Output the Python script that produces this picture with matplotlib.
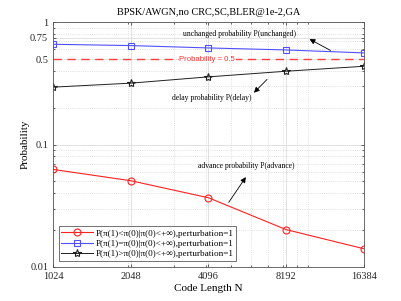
import matplotlib.pyplot as plt
from matplotlib.ticker import NullFormatter

plt.rcParams['font.family'] = ['Liberation Serif', 'DejaVu Serif']
plt.rcParams['mathtext.fontset'] = 'stix'

# code lengths
code_len = [1024, 2048, 4096, 8192, 16384]

# probabilities
p_advance = [0.0627, 0.0507, 0.0368, 0.0202, 0.0141]
p_unchanged = [0.661, 0.645, 0.617, 0.594, 0.562]
p_delay = [0.295, 0.318, 0.358, 0.398, 0.437]

y_ticks = [0.01, 0.1, 0.5, 0.75, 1]
y_tick_labels = ['0.01', '0.1', '0.5', '0.75', '1']

labels = ['P(π(1)<π(0)|π(0)<+∞),perturbation=1',
          'P(π(1)=π(0)|π(0)<+∞),perturbation=1',
          'P(π(1)>π(0)|π(0)<+∞),perturbation=1']

fig = plt.figure(figsize=(4.02, 3.01), dpi=100)
ax = fig.add_axes([0.132, 0.113, 0.773, 0.813])

ax.plot(code_len, p_advance, color='#ff2020', lw=0.8, marker='o', ms=5,
        mfc='none', mew=0.8, label=labels[0])
ax.plot(code_len, p_unchanged, color='#5050ff', lw=0.8, marker='s', ms=5,
        mfc='none', mew=0.8, label=labels[1])
ax.plot(code_len, p_delay, color='#202020', lw=0.7, marker='*', ms=6,
        mfc='none', mew=0.8, label=labels[2])

ax.axhline(0.5, color='#ff4040', ls=(0, (6, 4)), lw=1.0)
ax.text(4050, 0.5, 'Probability = 0.5', color='#ff3030', fontsize=5.6,
        family=['Liberation Sans', 'DejaVu Sans'], ha='center', va='center',
        bbox=dict(fc='white', ec='none', pad=0.5))

ax.set_xscale('log')
ax.set_yscale('log')
ax.set_xlim(1024, 16384)
ax.set_ylim(0.01, 1)
ax.set_xticks(code_len)
ax.set_xticklabels([str(n) for n in code_len])
ax.set_xticks([2000, 3000, 4000, 5000, 6000, 7000, 8000, 9000, 10000], minor=True)
ax.xaxis.set_minor_formatter(NullFormatter())
ax.set_yticks(y_ticks)
ax.set_yticklabels(y_tick_labels)
ax.yaxis.set_minor_formatter(NullFormatter())
ax.tick_params(which='both', direction='in', top=True, right=True,
               labelsize=7.5, length=2.5, width=0.5, colors='#262626')
ax.tick_params(which='minor', length=1.5)
ax.grid(True, which='major', color='#dddddd', lw=0.6)
ax.grid(True, which='minor', color='#cccccc', lw=0.5, ls=':')
for s in ax.spines.values():
    s.set_color('#555555')
    s.set_linewidth(0.6)

ax.set_title('BPSK/AWGN,no CRC,SC,BLER@1e-2,GA', fontsize=7.4, pad=5)
ax.set_xlabel('Code Length N', fontsize=8, labelpad=2)
ax.set_ylabel('Probability', fontsize=8, labelpad=0.5)

arrow = dict(arrowstyle='-|>', color='black', lw=0.6, mutation_scale=8)
ax.annotate('', xy=(9880, 0.747), xytext=(12440, 0.574), arrowprops=arrow)
ax.text(5400, 0.805, 'unchanged probability P(unchanged)', fontsize=5.5,
        ha='center', va='center')
ax.annotate('', xy=(6040, 0.256), xytext=(7030, 0.354), arrowprops=arrow)
ax.text(4230, 0.239, 'delay probability P(delay)', fontsize=5.5,
        ha='center', va='center')
ax.annotate('', xy=(5800, 0.0567), xytext=(4840, 0.0323), arrowprops=arrow)
ax.text(5730, 0.0673, 'advance probability P(advance)', fontsize=5.5,
        ha='center', va='center')

leg = ax.legend(loc='lower left', fontsize=6.6, frameon=True, fancybox=False,
                edgecolor='#333333', borderpad=0.3, labelspacing=0.2,
                handlelength=3.4, handletextpad=0.3, borderaxespad=0.0,
                bbox_to_anchor=(0.018, 0.025))
leg.get_frame().set_linewidth(0.6)

fig.savefig('out.png', dpi=100)
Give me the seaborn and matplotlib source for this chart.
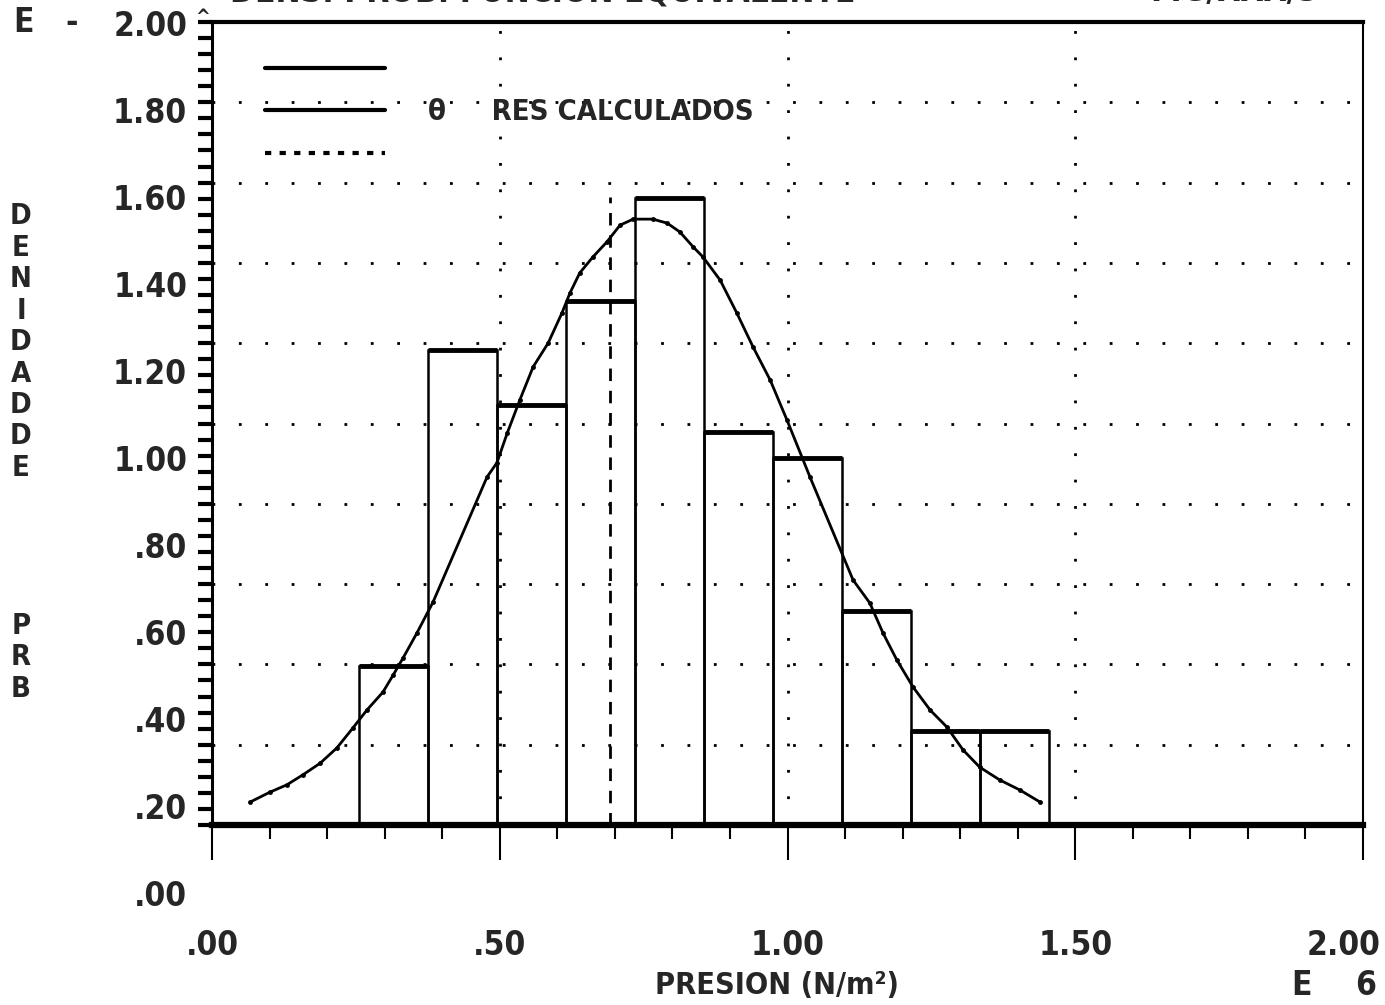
import numpy as np
import matplotlib
matplotlib.use('Agg')
import matplotlib.pyplot as plt
import matplotlib.transforms as mtransforms
from matplotlib.lines import Line2D
from matplotlib.ticker import FuncFormatter, MultipleLocator
import seaborn as sns

# histogram (bin edges and heights)
bin_edges = [0.255, 0.375, 0.495, 0.615, 0.735, 0.855, 0.975, 1.095, 1.215, 1.335, 1.455]
bar_heights = [0.396, 1.183, 1.046, 1.305, 1.562, 0.979, 0.914, 0.533, 0.234, 0.234]

# calculated curve
curve_x = [0.066, 0.101, 0.130, 0.158, 0.188, 0.217, 0.245, 0.269, 0.297, 0.315,
           0.332, 0.356, 0.384, 0.478, 0.495, 0.513, 0.535, 0.558, 0.584, 0.608,
           0.622, 0.639, 0.662, 0.686, 0.709, 0.732, 0.766, 0.791, 0.813, 0.836,
           0.853, 0.883, 0.912, 0.940, 0.970, 0.999, 1.039, 1.114, 1.143, 1.166,
           1.190, 1.218, 1.248, 1.277, 1.305, 1.334, 1.369, 1.404, 1.439]
curve_y = [0.057, 0.082, 0.100, 0.125, 0.154, 0.192, 0.242, 0.286, 0.331, 0.374,
           0.416, 0.478, 0.555, 0.867, 0.902, 0.976, 1.059, 1.141, 1.200, 1.275,
           1.325, 1.375, 1.415, 1.452, 1.494, 1.509, 1.509, 1.499, 1.477, 1.440,
           1.415, 1.357, 1.275, 1.191, 1.108, 1.009, 0.867, 0.610, 0.553, 0.478,
           0.411, 0.344, 0.286, 0.244, 0.187, 0.144, 0.112, 0.087, 0.057]

# dashed mean line
mean_x = 0.692
mean_top = 1.565

y_ticks = [0.0, 0.2, 0.4, 0.6, 0.8, 1.0, 1.2, 1.4, 1.6, 1.8, 2.0]
x_ticks = [0.0, 0.5, 1.0, 1.5, 2.0]
ylabel_letters = list("DENIDADDE") + ["", "", "", ""] + list("PRB")
legend_labels = [" ", "θ     RES CALCULADOS", " "]

sns.set_theme(style='white')
plt.rcParams['font.family'] = ['DejaVu Sans']
plt.rcParams['font.stretch'] = 'condensed'
plt.rcParams['font.weight'] = 'bold'

W, H = 1385, 1005
fig = plt.figure(figsize=(W / 100, H / 100), dpi=100)


def box(x0, y0, x1, y1):
    # pixel box (top-left origin) -> figure fraction rect
    return [x0 / W, 1 - y1 / H, (x1 - x0) / W, (y1 - y0) / H]


fmt = FuncFormatter(lambda v, p: f"{v:.2f}".lstrip('0'))
fs = 24

# the y labels of the original are printed on their own (shifted) scale
lab = fig.add_axes(box(212, 23, 1363, 893))
lab.set_ylim(0, 2)
lab.set_yticks(y_ticks)
lab.yaxis.set_major_formatter(fmt)
lab.tick_params(axis='y', length=0, pad=18, labelsize=fs, left=True)
lab.set_xticks([])
for s in lab.spines.values():
    s.set_visible(False)
lab.patch.set_alpha(0)

ax = fig.add_axes(box(212, 22, 1363, 825))
ax.patch.set_alpha(0)

centers = [(a + b) / 2 for a, b in zip(bin_edges[:-1], bin_edges[1:])]
sns.histplot(x=centers, weights=bar_heights, bins=bin_edges, fill=False,
             color='black', linewidth=1.8, ax=ax)
ax.hlines(bar_heights, bin_edges[:-1], bin_edges[1:], colors='black', lw=3.5)

sns.lineplot(x=curve_x, y=curve_y, sort=False, estimator=None, color='black',
             lw=2, marker='o', markersize=3.5, markeredgewidth=0, ax=ax)

ax.vlines(mean_x, 0, mean_top, colors='black', lw=2, linestyles=(0, (4.5, 3.5)))

ax.set_xlim(0, 2)
ax.set_ylim(0, 2)
ax.set_xticks(x_ticks)
ax.set_yticks(y_ticks)
ax.xaxis.set_major_formatter(fmt)
ax.xaxis.set_minor_locator(MultipleLocator(0.1))
ax.yaxis.set_minor_locator(MultipleLocator(0.04))
ax.grid(True, which='major', color='black', lw=2, linestyle=(0, (1, 8.5)))
ax.tick_params(axis='y', which='both', direction='out', length=10, width=3,
               color='black', left=True, labelleft=False)
ax.tick_params(axis='x', which='major', direction='out', length=25, width=1.5,
               color='black', bottom=True, labelsize=fs, pad=50)
ax.tick_params(axis='x', which='minor', direction='out', length=10, width=1.5,
               color='black', bottom=True)
ax.set_ylabel('')
ax.set_xlabel('PRESION (N/m²)', fontsize=22, fontweight='bold')
ax.xaxis.set_label_coords(0.491, -0.182)

# last x label sits against the right edge of the page
last = ax.get_xticklabels()[-1]
last.set_transform(last.get_transform() +
                   mtransforms.ScaledTranslation(-0.19, 0, fig.dpi_scale_trans))

for side, lw in [('left', 2.2), ('bottom', 4.5), ('top', 3), ('right', 1.5)]:
    ax.spines[side].set_visible(True)
    ax.spines[side].set_color('black')
    ax.spines[side].set_linewidth(lw)

handles = [Line2D([], [], color='black', lw=3),
           Line2D([], [], color='black', lw=3),
           Line2D([], [], color='black', lw=3, ls=(0, (1.5, 2)))]
ax.legend(handles, legend_labels, loc='upper left', bbox_to_anchor=(0.046, 0.958),
          frameon=False, fontsize=21, handlelength=4.1, handletextpad=1.5,
          labelspacing=0.5, borderpad=0, borderaxespad=0)

# stacked y label
for i, ch in enumerate(ylabel_letters):
    fig.text(21 / W, 1 - (216 + 31.5 * i) / H, ch, ha='center', va='center', fontsize=21)

fig.text(14 / W, 1 - 23 / H, 'E   -', ha='left', va='center', fontsize=fs)
fig.text(203 / W, 1 - 18 / H, '^', ha='center', va='center', fontsize=14)
fig.text(1302 / W, 1 - 985 / H, 'E', ha='center', va='center', fontsize=fs)
fig.text(1366 / W, 1 - 985 / H, '6', ha='center', va='center', fontsize=fs)

# title line, cut off by the top of the scan
fig.text(230 / W, 1 - 8 / H, 'DENS. PROB. FUNCION EQUIVALENTE', ha='left', va='bottom', fontsize=fs)
fig.text(1150 / W, 1 - 8 / H, 'FIG/XXX/3', ha='left', va='bottom', fontsize=fs)

fig.savefig('out.png', dpi=100, facecolor='white')
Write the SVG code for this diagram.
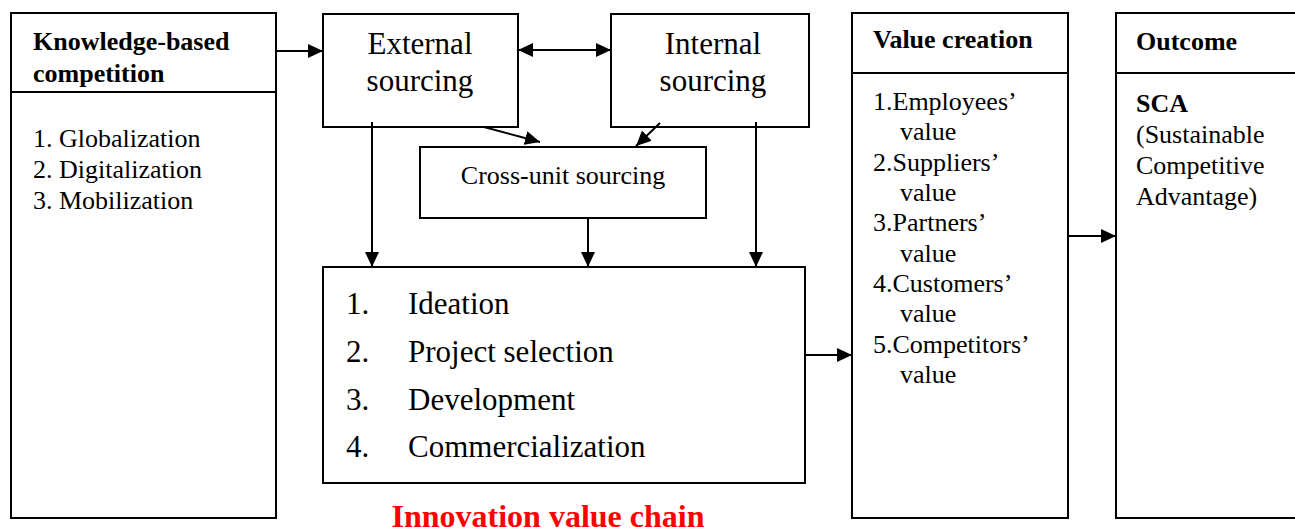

Task statement ▸ Skip every picture and return the lines above from the top through the one that contains "ax = fig.add_axes([0.132, 0.113, 0.773, 0.813])".

Result below ▸
Output the Python script that produces this picture with matplotlib.
import matplotlib.pyplot as plt
from matplotlib.ticker import NullFormatter

plt.rcParams['font.family'] = ['Liberation Serif', 'DejaVu Serif']
plt.rcParams['mathtext.fontset'] = 'stix'

# code lengths
code_len = [1024, 2048, 4096, 8192, 16384]

# probabilities
p_advance = [0.0627, 0.0507, 0.0368, 0.0202, 0.0141]
p_unchanged = [0.661, 0.645, 0.617, 0.594, 0.562]
p_delay = [0.295, 0.318, 0.358, 0.398, 0.437]

y_ticks = [0.01, 0.1, 0.5, 0.75, 1]
y_tick_labels = ['0.01', '0.1', '0.5', '0.75', '1']

labels = ['P(π(1)<π(0)|π(0)<+∞),perturbation=1',
          'P(π(1)=π(0)|π(0)<+∞),perturbation=1',
          'P(π(1)>π(0)|π(0)<+∞),perturbation=1']

fig = plt.figure(figsize=(4.02, 3.01), dpi=100)
ax = fig.add_axes([0.132, 0.113, 0.773, 0.813])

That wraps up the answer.